Every Disney park includes areas known for insane crowd congestion. Magic Kingdom and Disneyland probably suffer the most from this since they were both built before theme parks started drawing hundreds of thousands of people every year. Getting stuck in a slow-moving crowd is no fun, but in many ways, congestion has just become accepted as part of the theme park experience.
Social distancing requirements are going to force Disney overseers to get creative about dealing with crowd congestion—not just for the initial rebound from COVID-19 but for the long term. This isn’t necessarily a new problem. The company made significant changes to crowd flow at Disney’s Hollywood Studios preceding the opening of Star Wars: Galaxy’s Edge, and the new construction at Epcot has included improvements to crowd flow like the removal of the Leave a Legacy stones in the Spaceship Earth courtyard.
The minds behind Disney are highly creative, and it seems likely that the downtime from the outbreak could be a prime opportunity to deal with some of the more troublesome crowd control areas in the parks with either minor or major adjustments. This can definitely prove a positive in the long run for improving guest experiences.
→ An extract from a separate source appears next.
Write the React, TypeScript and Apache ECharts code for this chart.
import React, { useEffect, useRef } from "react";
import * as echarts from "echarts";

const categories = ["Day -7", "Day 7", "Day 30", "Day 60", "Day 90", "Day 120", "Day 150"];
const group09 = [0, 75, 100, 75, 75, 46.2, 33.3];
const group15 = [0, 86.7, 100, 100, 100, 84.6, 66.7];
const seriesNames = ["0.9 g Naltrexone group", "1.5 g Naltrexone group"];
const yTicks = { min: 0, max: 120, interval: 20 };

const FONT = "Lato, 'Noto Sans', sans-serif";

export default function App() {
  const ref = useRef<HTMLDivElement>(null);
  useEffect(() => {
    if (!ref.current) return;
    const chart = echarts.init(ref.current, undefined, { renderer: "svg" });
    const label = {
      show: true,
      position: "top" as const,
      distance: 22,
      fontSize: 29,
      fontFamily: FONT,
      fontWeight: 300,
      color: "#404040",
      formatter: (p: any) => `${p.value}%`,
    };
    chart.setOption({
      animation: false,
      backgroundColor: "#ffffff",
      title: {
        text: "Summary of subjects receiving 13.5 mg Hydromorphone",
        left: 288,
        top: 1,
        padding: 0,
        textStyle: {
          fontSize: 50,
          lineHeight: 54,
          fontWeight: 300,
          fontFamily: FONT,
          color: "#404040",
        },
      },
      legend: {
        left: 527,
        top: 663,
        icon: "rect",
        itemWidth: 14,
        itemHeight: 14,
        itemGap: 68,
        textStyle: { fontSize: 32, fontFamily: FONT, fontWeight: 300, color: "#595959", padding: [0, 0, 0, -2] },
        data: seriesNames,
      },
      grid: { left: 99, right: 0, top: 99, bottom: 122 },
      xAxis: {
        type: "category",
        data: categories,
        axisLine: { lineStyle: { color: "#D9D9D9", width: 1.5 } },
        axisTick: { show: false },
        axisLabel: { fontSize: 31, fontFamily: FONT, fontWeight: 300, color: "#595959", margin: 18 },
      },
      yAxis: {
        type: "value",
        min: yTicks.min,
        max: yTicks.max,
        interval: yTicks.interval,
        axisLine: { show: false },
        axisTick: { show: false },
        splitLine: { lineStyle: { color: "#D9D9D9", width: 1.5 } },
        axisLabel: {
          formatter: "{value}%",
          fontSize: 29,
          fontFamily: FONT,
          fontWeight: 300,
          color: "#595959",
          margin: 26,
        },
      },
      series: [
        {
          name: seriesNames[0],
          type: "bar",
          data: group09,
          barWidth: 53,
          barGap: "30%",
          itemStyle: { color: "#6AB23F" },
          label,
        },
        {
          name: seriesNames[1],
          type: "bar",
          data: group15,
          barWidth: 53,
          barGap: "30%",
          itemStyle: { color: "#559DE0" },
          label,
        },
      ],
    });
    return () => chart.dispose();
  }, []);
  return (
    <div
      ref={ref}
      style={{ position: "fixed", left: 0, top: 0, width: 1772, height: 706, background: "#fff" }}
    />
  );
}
3. Improvements to queuing
Once again, we start on a positive note—Disney has made some amazing strides the last ten years to deal with the most miserable part of visiting a theme park, standing in lines. In our article on why the 2010’s were an awesome time at Walt Disney World, we explored how Disney improved guest queuing experiences by introducing interactive games in queues, play areas for small children on rides like Dumbo, and finally by introducing virtual queues with the arrival of Star Wars: Galaxy’s Edge and Rise of the Resistance.
Social distancing is now adding an entirely new element to the puzzle.
It’s hard to say what the best policy is going to be for Disney parks to handle queuing while COVID-19 is still a concern. Do you space guests out and sponge as many guests into those lines as possible to keep thoroughfares open? On the other hand, is it better to use virtual queues to keep time spent in lines short and spread guests out throughout the parks? Either way, the standard practice of packing guests into lines has to be addressed.
We already know one park mainstay might be on its way out—Fastpass+ (Disney has announced the service suspended indefinitely following the outbreak). The Fastpass+ system is appreciated by many guests (myself included), but it has introduced its share of problems into the Walt Disney World crowd control situation. Queues serve an important purpose in theme park design—they corral guests into designated areas that keep shops and thoroughfares from getting too congested. With fewer guests in line, crowd control in the parks became much more challenging, and it also means guests largely skip many crucial storytelling elements in ride queues. It also doesn’t actually increase ride capacity—it just creates the illusion that it does.
In short, Fastpass+ is a good idea, but with changing times, it is a concept that has needed some refinement and rethinking. The resets following COVID-19 are an opportunity for Disney’s creative minds to take on the problem and see what solutions they can come up with to improve on the system, whether through wider use of virtual queues or by finding new ways to rethink stand-by lines.